Ülkesi ve kendisi, Frida’nın zihninde birleşiktir. Tekil tekil resimlerinin her birinde değil ama yaşamında, üretimlerinin tamamında düşüncelerini, kimliğini, duygularını bir bütün olarak hissederiz. Resimlerinde çok cesur bir samimiyet vardır. Çok sayıda otoportre yapması ve bunların çeşitli pazarlama nesnelerine dönüşmesi otoportrelerine anlamlı ve derin bakmanın önüne geçse de, yine de Frida’yı anlamanın en iyi yolu, kendini ele alış biçimini incelemektir. 
Frida’nın otoportrelerindeki en çarpıcı yan, mutlaka bize bakmasıdır.

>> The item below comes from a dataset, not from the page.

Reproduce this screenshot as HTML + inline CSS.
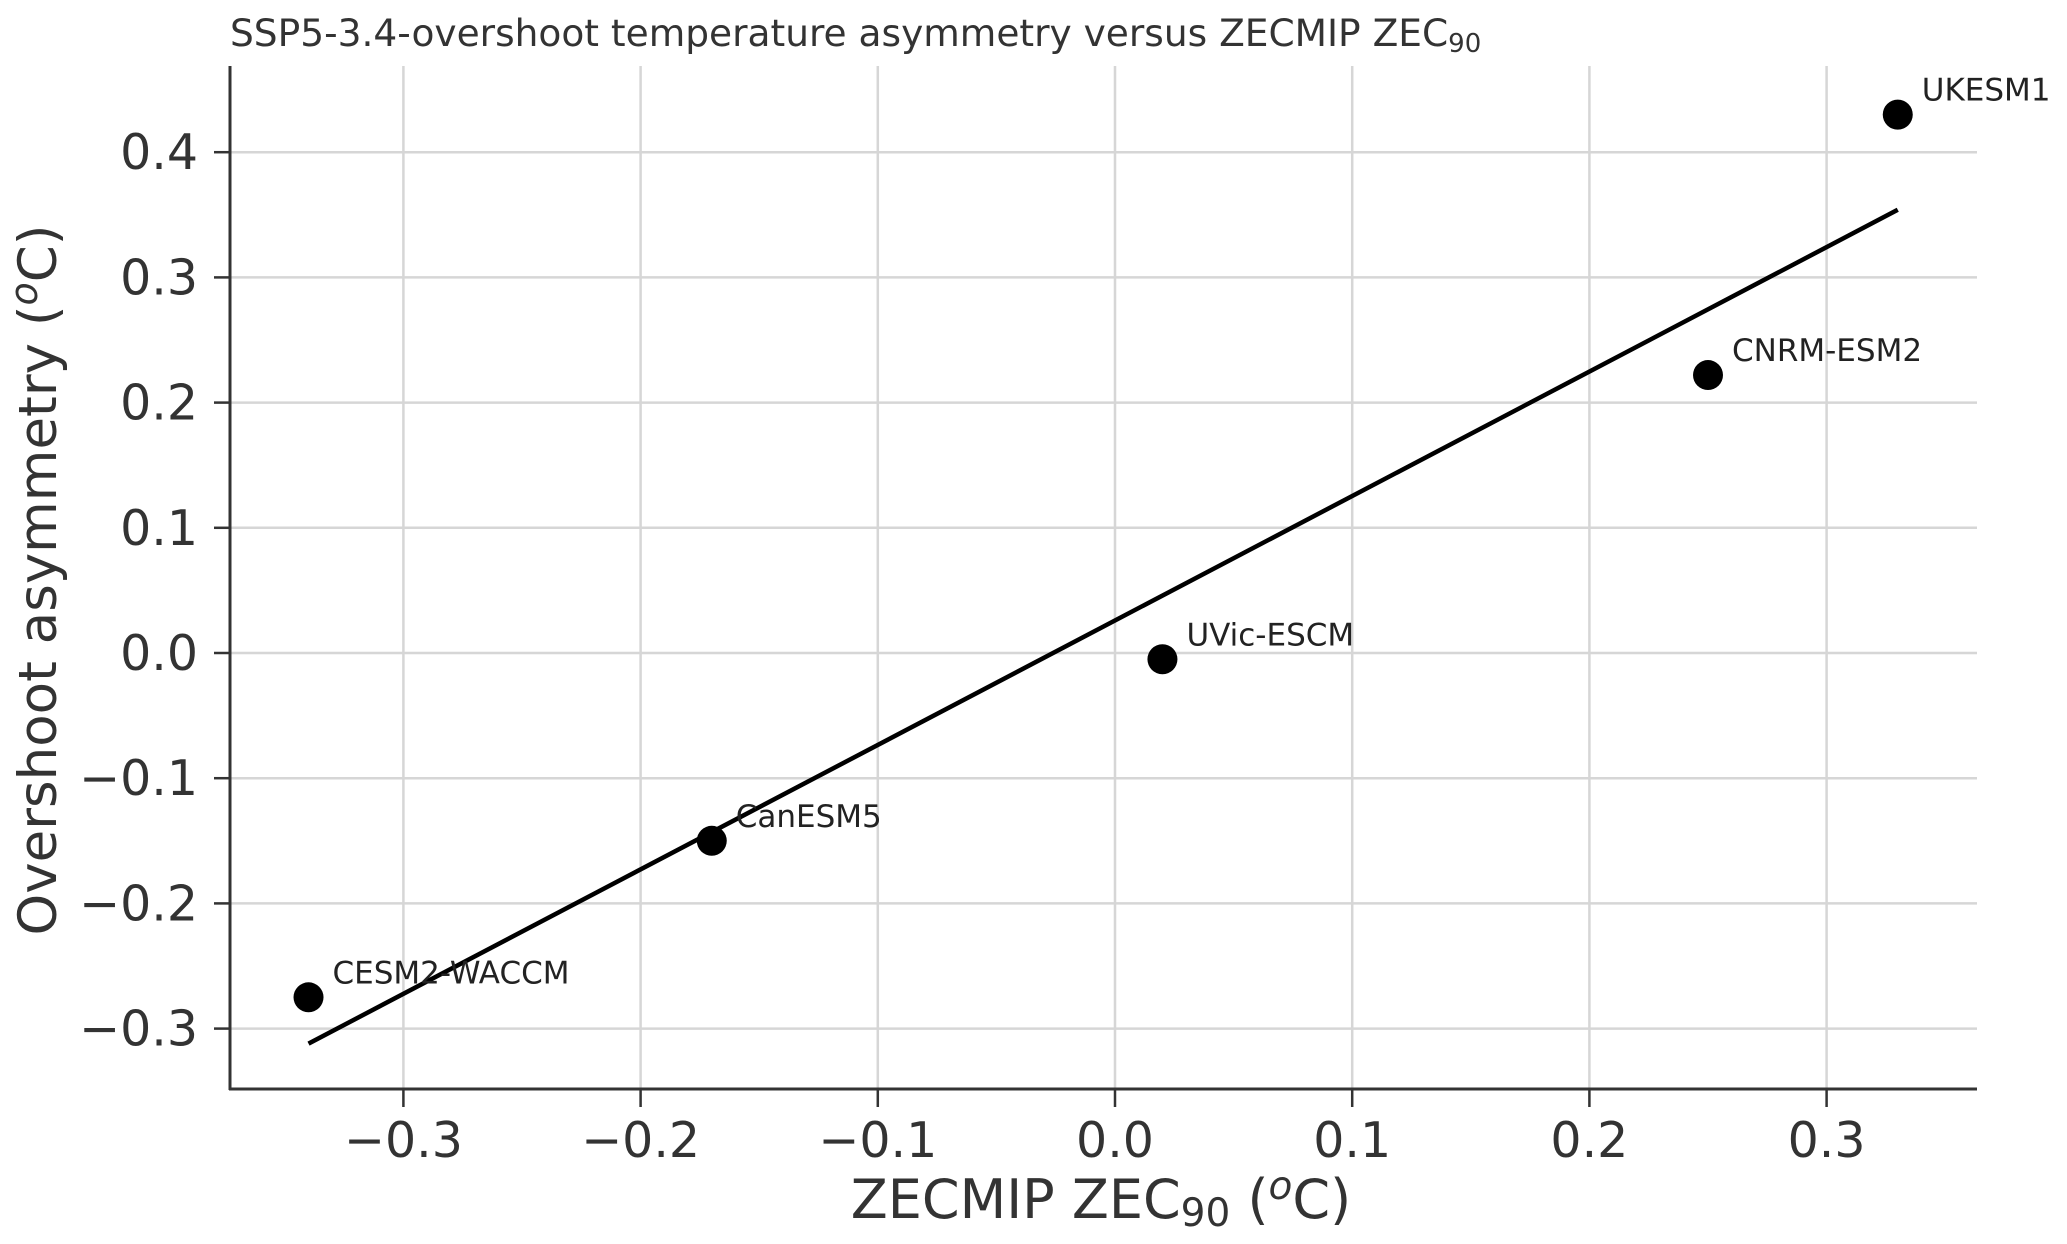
<!DOCTYPE html>
<html><head><meta charset="utf-8"><style>
html,body{margin:0;padding:0;background:#fff}
svg{display:block;font-family:"DejaVu Sans","Liberation Sans",sans-serif}
</style></head><body>
<svg id="chart" width="2067" height="1244" viewBox="0 0 2067 1244" xmlns="http://www.w3.org/2000/svg">
<text x="230" y="46" font-size="37.5" fill="#333">SSP5-3.4-overshoot temperature asymmetry versus ZECMIP ZEC<tspan font-size="26" dy="6">90</tspan></text>
<g id="grid"></g>
<g id="axes"></g>
<g id="marks"></g>
<text x="1101" y="1218" font-size="54" fill="#333" text-anchor="middle">ZECMIP ZEC<tspan font-size="39" dy="8">90</tspan><tspan dy="-8"> (</tspan><tspan font-style="italic" font-size="39" dy="-19">o</tspan><tspan dy="19">C)</tspan></text>
<text transform="translate(56,580) rotate(-90)" font-size="53" fill="#333" text-anchor="middle">Overshoot asymmetry (<tspan font-style="italic" font-size="38" dy="-19">o</tspan><tspan dy="19">C)</tspan></text>
</svg>
<script>
const models = ["CESM2-WACCM","CanESM5","UVic-ESCM","CNRM-ESM2","UKESM1"];
const zecValues = [-0.34,-0.17,0.02,0.25,0.33];
const asymValues = [-0.275,-0.15,-0.005,0.222,0.43];
const fitX = [-0.34,0.33];
const fitY = [-0.312,0.354];
const xTicks = [-0.3,-0.2,-0.1,0.0,0.1,0.2,0.3];
const yTicks = [-0.3,-0.2,-0.1,0.0,0.1,0.2,0.3,0.4];

const L=230,R=1977,T=66,B=1089;
const xs=v=>1115+v*2372;
const ys=v=>653-v*1252;
const NS="http://www.w3.org/2000/svg";
function mk(tag,attrs,parent){const e=document.createElementNS(NS,tag);for(const k in attrs)e.setAttribute(k,attrs[k]);parent.appendChild(e);return e;}
const grid=document.getElementById('grid'),axes=document.getElementById('axes'),marks=document.getElementById('marks');
const fmt=v=>(v<0?"\u2212":"")+Math.abs(v).toFixed(1);
xTicks.forEach(v=>{
  const x=xs(v);
  const g=mk('line',{x1:x,x2:x,y1:T,y2:B,stroke:'#d6d6d6','stroke-width':2.5},grid);
  
  
  const t=mk('line',{x1:x,x2:x,y1:B,y2:B+18,stroke:'#333','stroke-width':2.5},axes);
  
  
  const l=mk('text',{x:x,y:B+68,'font-size':49,fill:'#333','text-anchor':'middle'},axes);
  l.textContent=fmt(v);
  
  
});
yTicks.forEach(v=>{
  const y=ys(v);
  const g=mk('line',{x1:L,x2:R,y1:y,y2:y,stroke:'#d6d6d6','stroke-width':2.5},grid);
  
  
  const t=mk('line',{x1:L-16,x2:L,y1:y,y2:y,stroke:'#333','stroke-width':2.5},axes);
  
  
  const l=mk('text',{x:L-32,y:y+17,'font-size':49,fill:'#333','text-anchor':'end'},axes);
  l.textContent=fmt(v);
  
  
});
const ya=mk('line',{x1:L,x2:L,y1:T,y2:B+1,stroke:'#333','stroke-width':3},axes);


const xa=mk('line',{x1:L-1,x2:R,y1:B,y2:B,stroke:'#333','stroke-width':3},axes);


const fit=mk('line',{x1:xs(fitX[0]),y1:ys(fitY[0]),x2:xs(fitX[1]),y2:ys(fitY[1]),stroke:'#000','stroke-width':4.5},marks);


models.forEach((m,i)=>{
  const cx=xs(zecValues[i]),cy=ys(asymValues[i]);
  const c=mk('circle',{cx:cx,cy:cy,r:15,fill:'#000'},marks);
  
  
  const t=mk('text',{x:cx+24,y:cy-14,'font-size':31,fill:'#222'},marks);
  t.textContent=m;
  
  
});
</script>
</body></html>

Erkek egemen sanat tarihinde, resimdeki kadınların daha çok bakılan, arzu edilen ve gözlerini izleyiciden kaçıran kadınlar olduğu düşünüldüğünde, Frida’nın çeşitli duygularla ama hep cesurca bize bakması önemlidir. Çıplak resimlerinde erotik değil, gerçektir. Duygularını ve düşüncelerini resmin konusu yaparken bunları alegorik anlatımlarla işler.  

Frida Kahlo, 1940, “Dikenli Kolye ve Sinek Kuşu ile Otoportre”

Örneğin “Dikenli Kolye ve Sinek Kuşu ile Otoportre” resminde, onu boğan ve kanatan dikenli kolye, ensesinde peşini bırakmayan hastalıklar gibi uğursuz duran kara kedi ve Diego ile olmayan çocuklarının yerine baktıkları egzotik maymun ile bize yaşamını özetler. Boynundaki dikenli kolye İsa’nın dikenli tacı misali, sabırla çektiği acıyı yaratır. Kolyeye asılı duran, doğadaki rengarenk halinden farklı, siyah ve hareketsiz sinek kuşunun yarattığı duygu, Frida’nın gözlerinden bize yansır. Dirayetli bir sabırdır bu. Aztek hikayelerinde özgürlüğüne düşkün, savaşçı bir kuş olan sinek kuşu ölmüş, Frida da savaşını kaybetmiştir. Kendisini yenik görmektedir.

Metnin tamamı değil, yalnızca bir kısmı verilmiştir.